§ **WORK TO BE COMPLETED**
Every line below is to be copied exactly, with the pictures left out.

§ **SOURCE MATERIAL**
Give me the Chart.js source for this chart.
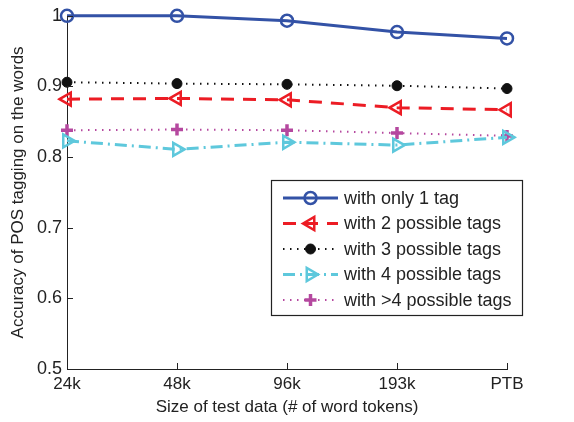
<!DOCTYPE html>
<html>
<head>
<meta charset="utf-8">
<script src="https://cdn.jsdelivr.net/npm/chart.js@4.4.0/dist/chart.umd.min.js"></script>
<style>
html,body{margin:0;padding:0;background:#fff;}
#wrap{width:574px;height:422px;}
</style>
</head>
<body>
<div id="wrap"><canvas id="c" width="574" height="422"></canvas></div>
<script>
const categories = ["24k", "48k", "96k", "193k", "PTB"];
const seriesNames = ["with only 1 tag", "with 2 possible tags", "with 3 possible tags", "with 4 possible tags", "with >4 possible tags"];
const only1Tag = [1.000, 1.000, 0.993, 0.977, 0.968];
const possible2Tags = [0.882, 0.883, 0.881, 0.870, 0.867];
const possible3Tags = [0.906, 0.904, 0.903, 0.901, 0.897];
const possible4Tags = [0.823, 0.811, 0.821, 0.817, 0.828];
const possibleMore4Tags = [0.838, 0.839, 0.838, 0.834, 0.830];
const yTickLabels = ["0.5", "0.6", "0.7", "0.8", "0.9", "1"];
const xTitle = "Size of test data (# of word tokens)";
const yTitle = "Accuracy of POS tagging on the words";

const FONT = "'Liberation Sans', Arial, sans-serif";
const TXT = "#222";

const datasets = [
  {label: seriesNames[0], data: only1Tag, borderColor: "#3352a6", backgroundColor: "rgba(0,0,0,0)",
   borderWidth: 3, borderDash: [], pointStyle: "circle", pointRadius: 6, pointBorderWidth: 2.5, pointRotation: 0,
   pointBackgroundColor: "rgba(255,255,255,0)"},
  {label: seriesNames[1], data: possible2Tags, borderColor: "#ec1c24", backgroundColor: "rgba(0,0,0,0)",
   borderWidth: 3, borderDash: [13, 9], pointStyle: "triangle", pointRadius: 7.5, pointBorderWidth: 2.5, pointRotation: -90,
   pointBackgroundColor: "rgba(255,255,255,0)"},
  {label: seriesNames[2], data: possible3Tags, borderColor: "#111", backgroundColor: "#111",
   borderWidth: 2, borderDash: [1.5, 5.5], pointStyle: "circle", pointRadius: 5, pointBorderWidth: 1, pointRotation: 0,
   pointBackgroundColor: "#111"},
  {label: seriesNames[3], data: possible4Tags, borderColor: "#5ec8dc", backgroundColor: "rgba(0,0,0,0)",
   borderWidth: 3, borderDash: [12, 5, 2, 5], pointStyle: "triangle", pointRadius: 7.5, pointBorderWidth: 2.5, pointRotation: 90,
   pointBackgroundColor: "rgba(255,255,255,0)"},
  {label: seriesNames[4], data: possibleMore4Tags, borderColor: "#b5489f", backgroundColor: "#b5489f",
   borderWidth: 2, borderDash: [1.5, 5.5], pointStyle: "cross", pointRadius: 6, pointBorderWidth: 3.5, pointRotation: 0,
   pointBackgroundColor: "#b5489f"}
].map(d => Object.assign(d, {pointBorderColor: d.borderColor, fill: false, tension: 0, clip: false}));

const inwardTicks = {
  id: "inwardTicks",
  afterDatasetsDraw(chart) {
    const ctx = chart.ctx, a = chart.chartArea;
    const xs = chart.scales.x, ys = chart.scales.y;
    ctx.save();
    ctx.strokeStyle = "#222"; ctx.lineWidth = 1;
    ctx.beginPath();
    xs.ticks.forEach((t, i) => {
      const x = Math.round(xs.getPixelForTick(i)) + 0.5;
      ctx.moveTo(x, a.bottom); ctx.lineTo(x, a.bottom - 6);
    });
    ys.ticks.forEach((t, i) => {
      const y = Math.round(ys.getPixelForTick(i)) + 0.5;
      ctx.moveTo(a.left, y); ctx.lineTo(a.left + 6, y);
    });
    ctx.stroke();
    ctx.restore();
  }
};

const boxLegend = {
  id: "boxLegend",
  afterDraw(chart) {
    const ctx = chart.ctx;
    const bx = 271.5, by = 180.5, bw = 251, bh = 135;
    ctx.save();
    ctx.fillStyle = "#fff";
    ctx.fillRect(bx, by, bw, bh);
    ctx.strokeStyle = "#222"; ctx.lineWidth = 1.2;
    ctx.strokeRect(bx, by, bw, bh);
    chart.data.datasets.forEach((d, i) => {
      const y = 198 + i * 25.5;
      ctx.save();
      ctx.strokeStyle = d.borderColor;
      ctx.lineWidth = d.borderWidth;
      ctx.setLineDash(d.borderDash || []);
      ctx.beginPath(); ctx.moveTo(283, y); ctx.lineTo(338, y); ctx.stroke();
      ctx.setLineDash([]);
      ctx.strokeStyle = d.pointBorderColor;
      ctx.fillStyle = d.pointBackgroundColor;
      ctx.lineWidth = d.pointBorderWidth;
      Chart.helpers.drawPoint(ctx, {pointStyle: d.pointStyle, rotation: d.pointRotation, radius: d.pointRadius, borderWidth: d.pointBorderWidth}, 310.5, y);
      ctx.restore();
      ctx.fillStyle = TXT;
      ctx.font = "18px " + FONT;
      ctx.textBaseline = "middle";
      ctx.textAlign = "left";
      ctx.fillText(d.label, 344, y + 1);
    });
    ctx.restore();
  }
};

new Chart(document.getElementById("c"), {
  type: "line",
  data: {labels: categories, datasets: datasets},
  options: {
    responsive: false,
    animation: false,
    devicePixelRatio: 1,
    layout: {padding: {left: 0, right: 67, top: 14, bottom: 0}},
    plugins: {legend: {display: false}, tooltip: {enabled: false}},
    elements: {point: {hoverRadius: 6}},
    scales: {
      x: {
        type: "category",
        offset: false,
        grid: {display: true, drawOnChartArea: false, drawTicks: false},
        border: {display: true, color: "#222", width: 1},
        ticks: {color: TXT, font: {family: FONT, size: 17}, padding: 5, maxRotation: 0, autoSkip: false},
        title: {display: true, text: xTitle, color: TXT, font: {family: FONT, size: 17}, padding: {top: 0, bottom: 4}},
        afterFit(s) { s.height = 53; }
      },
      y: {
        min: 0.5, max: 1,
        grid: {display: true, drawOnChartArea: false, drawTicks: false},
        border: {display: true, color: "#222", width: 1},
        ticks: {
          stepSize: 0.1, color: TXT, font: {family: FONT, size: 18}, padding: 5,
          callback: (v, i) => yTickLabels[i]
        },
        title: {display: true, text: yTitle, color: TXT, font: {family: FONT, size: 17}, padding: {top: 8, bottom: 0}},
        afterFit(s) { s.width = 67; }
      }
    }
  },
  plugins: [inwardTicks, boxLegend]
});
</script>
</body>
</html>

§ **WORKED SOLUTION**
Give me the Chart.js source for this chart.
<!DOCTYPE html>
<html>
<head>
<meta charset="utf-8">
<script src="https://cdn.jsdelivr.net/npm/chart.js@4.4.0/dist/chart.umd.min.js"></script>
<style>
html,body{margin:0;padding:0;background:#fff;}
#wrap{width:574px;height:422px;}
</style>
</head>
<body>
<div id="wrap"><canvas id="c" width="574" height="422"></canvas></div>
<script>
const categories = ["24k", "48k", "96k", "193k", "PTB"];
const seriesNames = ["with only 1 tag", "with 2 possible tags", "with 3 possible tags", "with 4 possible tags", "with >4 possible tags"];
const only1Tag = [1.000, 1.000, 0.993, 0.977, 0.968];
const possible2Tags = [0.882, 0.883, 0.881, 0.870, 0.867];
const possible3Tags = [0.906, 0.904, 0.903, 0.901, 0.897];
const possible4Tags = [0.823, 0.811, 0.821, 0.817, 0.828];
const possibleMore4Tags = [0.838, 0.839, 0.838, 0.834, 0.830];
const yTickLabels = ["0.5", "0.6", "0.7", "0.8", "0.9", "1"];
const xTitle = "Size of test data (# of word tokens)";
const yTitle = "Accuracy of POS tagging on the words";

const FONT = "'Liberation Sans', Arial, sans-serif";
const TXT = "#222";

const datasets = [
  {label: seriesNames[0], data: only1Tag, borderColor: "#3352a6", backgroundColor: "rgba(0,0,0,0)",
   borderWidth: 3, borderDash: [], pointStyle: "circle", pointRadius: 6, pointBorderWidth: 2.5, pointRotation: 0,
   pointBackgroundColor: "rgba(255,255,255,0)"},
  {label: seriesNames[1], data: possible2Tags, borderColor: "#ec1c24", backgroundColor: "rgba(0,0,0,0)",
   borderWidth: 3, borderDash: [13, 9], pointStyle: "triangle", pointRadius: 7.5, pointBorderWidth: 2.5, pointRotation: -90,
   pointBackgroundColor: "rgba(255,255,255,0)"},
  {label: seriesNames[2], data: possible3Tags, borderColor: "#111", backgroundColor: "#111",
   borderWidth: 2, borderDash: [1.5, 5.5], pointStyle: "circle", pointRadius: 5, pointBorderWidth: 1, pointRotation: 0,
   pointBackgroundColor: "#111"},
  {label: seriesNames[3], data: possible4Tags, borderColor: "#5ec8dc", backgroundColor: "rgba(0,0,0,0)",
   borderWidth: 3, borderDash: [12, 5, 2, 5], pointStyle: "triangle", pointRadius: 7.5, pointBorderWidth: 2.5, pointRotation: 90,
   pointBackgroundColor: "rgba(255,255,255,0)"},
  {label: seriesNames[4], data: possibleMore4Tags, borderColor: "#b5489f", backgroundColor: "#b5489f",
   borderWidth: 2, borderDash: [1.5, 5.5], pointStyle: "cross", pointRadius: 6, pointBorderWidth: 3.5, pointRotation: 0,
   pointBackgroundColor: "#b5489f"}
].map(d => Object.assign(d, {pointBorderColor: d.borderColor, fill: false, tension: 0, clip: false}));

const inwardTicks = {
  id: "inwardTicks",
  afterDatasetsDraw(chart) {
    const ctx = chart.ctx, a = chart.chartArea;
    const xs = chart.scales.x, ys = chart.scales.y;
    ctx.save();
    ctx.strokeStyle = "#222"; ctx.lineWidth = 1;
    ctx.beginPath();
    xs.ticks.forEach((t, i) => {
      const x = Math.round(xs.getPixelForTick(i)) + 0.5;
      ctx.moveTo(x, a.bottom); ctx.lineTo(x, a.bottom - 6);
    });
    ys.ticks.forEach((t, i) => {
      const y = Math.round(ys.getPixelForTick(i)) + 0.5;
      ctx.moveTo(a.left, y); ctx.lineTo(a.left + 6, y);
    });
    ctx.stroke();
    ctx.restore();
  }
};

const boxLegend = {
  id: "boxLegend",
  afterDraw(chart) {
    const ctx = chart.ctx;
    const bx = 271.5, by = 180.5, bw = 251, bh = 135;
    ctx.save();
    ctx.fillStyle = "#fff";
    ctx.fillRect(bx, by, bw, bh);
    ctx.strokeStyle = "#222"; ctx.lineWidth = 1.2;
    ctx.strokeRect(bx, by, bw, bh);
    chart.data.datasets.forEach((d, i) => {
      const y = 198 + i * 25.5;
      ctx.save();
      ctx.strokeStyle = d.borderColor;
      ctx.lineWidth = d.borderWidth;
      ctx.setLineDash(d.borderDash || []);
      ctx.beginPath(); ctx.moveTo(283, y); ctx.lineTo(338, y); ctx.stroke();
      ctx.setLineDash([]);
      ctx.strokeStyle = d.pointBorderColor;
      ctx.fillStyle = d.pointBackgroundColor;
      ctx.lineWidth = d.pointBorderWidth;
      Chart.helpers.drawPoint(ctx, {pointStyle: d.pointStyle, rotation: d.pointRotation, radius: d.pointRadius, borderWidth: d.pointBorderWidth}, 310.5, y);
      ctx.restore();
      ctx.fillStyle = TXT;
      ctx.font = "18px " + FONT;
      ctx.textBaseline = "middle";
      ctx.textAlign = "left";
      ctx.fillText(d.label, 344, y + 1);
    });
    ctx.restore();
  }
};

new Chart(document.getElementById("c"), {
  type: "line",
  data: {labels: categories, datasets: datasets},
  options: {
    responsive: false,
    animation: false,
    devicePixelRatio: 1,
    layout: {padding: {left: 0, right: 67, top: 14, bottom: 0}},
    plugins: {legend: {display: false}, tooltip: {enabled: false}},
    elements: {point: {hoverRadius: 6}},
    scales: {
      x: {
        type: "category",
        offset: false,
        grid: {display: true, drawOnChartArea: false, drawTicks: false},
        border: {display: true, color: "#222", width: 1},
        ticks: {color: TXT, font: {family: FONT, size: 17}, padding: 5, maxRotation: 0, autoSkip: false},
        title: {display: true, text: xTitle, color: TXT, font: {family: FONT, size: 17}, padding: {top: 0, bottom: 4}},
        afterFit(s) { s.height = 53; }
      },
      y: {
        min: 0.5, max: 1,
        grid: {display: true, drawOnChartArea: false, drawTicks: false},
        border: {display: true, color: "#222", width: 1},
        ticks: {
          stepSize: 0.1, color: TXT, font: {family: FONT, size: 18}, padding: 5,
          callback: (v, i) => yTickLabels[i]
        },
        title: {display: true, text: yTitle, color: TXT, font: {family: FONT, size: 17}, padding: {top: 8, bottom: 0}},
        afterFit(s) { s.width = 67; }
      }
    }
  },
  plugins: [inwardTicks, boxLegend]
});
</script>
</body>
</html>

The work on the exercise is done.